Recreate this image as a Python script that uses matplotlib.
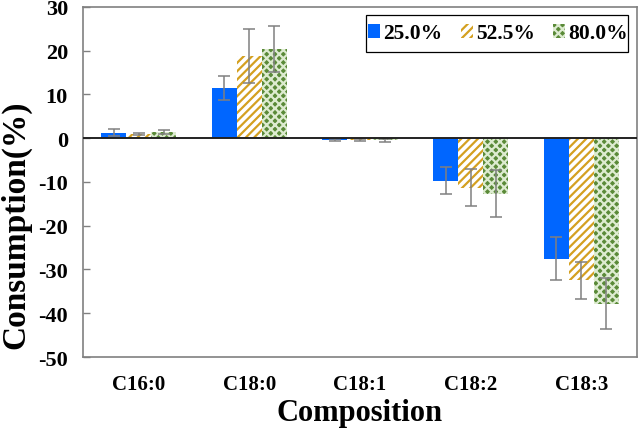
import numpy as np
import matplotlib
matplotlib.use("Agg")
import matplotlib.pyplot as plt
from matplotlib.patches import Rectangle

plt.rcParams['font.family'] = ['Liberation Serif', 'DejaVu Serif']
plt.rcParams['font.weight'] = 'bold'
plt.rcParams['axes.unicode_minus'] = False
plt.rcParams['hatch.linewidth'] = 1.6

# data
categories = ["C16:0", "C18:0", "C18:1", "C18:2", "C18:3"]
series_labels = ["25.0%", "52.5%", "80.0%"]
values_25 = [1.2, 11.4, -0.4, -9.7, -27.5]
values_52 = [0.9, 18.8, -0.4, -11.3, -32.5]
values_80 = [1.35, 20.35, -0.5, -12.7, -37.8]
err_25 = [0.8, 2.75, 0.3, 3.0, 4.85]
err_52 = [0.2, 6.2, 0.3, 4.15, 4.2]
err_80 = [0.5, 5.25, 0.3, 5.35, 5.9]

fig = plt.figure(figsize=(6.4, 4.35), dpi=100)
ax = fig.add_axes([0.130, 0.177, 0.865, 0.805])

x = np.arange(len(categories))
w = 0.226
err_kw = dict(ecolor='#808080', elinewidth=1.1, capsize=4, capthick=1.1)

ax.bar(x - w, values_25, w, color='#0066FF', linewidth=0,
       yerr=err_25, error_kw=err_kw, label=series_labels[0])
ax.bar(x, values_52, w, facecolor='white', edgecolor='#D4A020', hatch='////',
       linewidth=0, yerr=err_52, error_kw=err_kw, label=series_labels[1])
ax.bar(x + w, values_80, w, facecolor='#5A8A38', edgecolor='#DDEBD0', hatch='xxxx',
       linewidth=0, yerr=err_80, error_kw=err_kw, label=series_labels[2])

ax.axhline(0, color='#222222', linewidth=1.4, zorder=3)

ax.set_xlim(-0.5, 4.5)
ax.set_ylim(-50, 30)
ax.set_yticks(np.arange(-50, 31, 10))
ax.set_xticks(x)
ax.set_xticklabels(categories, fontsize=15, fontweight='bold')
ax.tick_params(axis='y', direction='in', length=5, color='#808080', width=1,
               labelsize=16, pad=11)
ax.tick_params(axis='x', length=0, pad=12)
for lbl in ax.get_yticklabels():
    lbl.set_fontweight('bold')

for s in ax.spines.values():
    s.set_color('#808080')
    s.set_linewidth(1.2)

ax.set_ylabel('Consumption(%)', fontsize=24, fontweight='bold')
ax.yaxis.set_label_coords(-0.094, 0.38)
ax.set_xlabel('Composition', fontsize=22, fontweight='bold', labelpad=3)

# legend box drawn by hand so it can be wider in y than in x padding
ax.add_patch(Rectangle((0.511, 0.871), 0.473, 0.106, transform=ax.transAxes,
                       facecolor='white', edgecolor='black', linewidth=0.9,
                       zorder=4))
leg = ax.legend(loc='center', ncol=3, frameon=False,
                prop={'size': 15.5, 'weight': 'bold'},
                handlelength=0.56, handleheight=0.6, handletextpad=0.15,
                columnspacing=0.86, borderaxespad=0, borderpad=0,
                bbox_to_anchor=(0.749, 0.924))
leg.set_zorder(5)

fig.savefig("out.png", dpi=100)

===============

### Directive
Repeat, with no pictures, each line from the beginning of the data through the line containing "plt.rcParams['hatch.linewidth'] = 1.6", inclusive.

### Response to this exercise
Recreate this image as a Python script that uses matplotlib.
import numpy as np
import matplotlib
matplotlib.use("Agg")
import matplotlib.pyplot as plt
from matplotlib.patches import Rectangle

plt.rcParams['font.family'] = ['Liberation Serif', 'DejaVu Serif']
plt.rcParams['font.weight'] = 'bold'
plt.rcParams['axes.unicode_minus'] = False
plt.rcParams['hatch.linewidth'] = 1.6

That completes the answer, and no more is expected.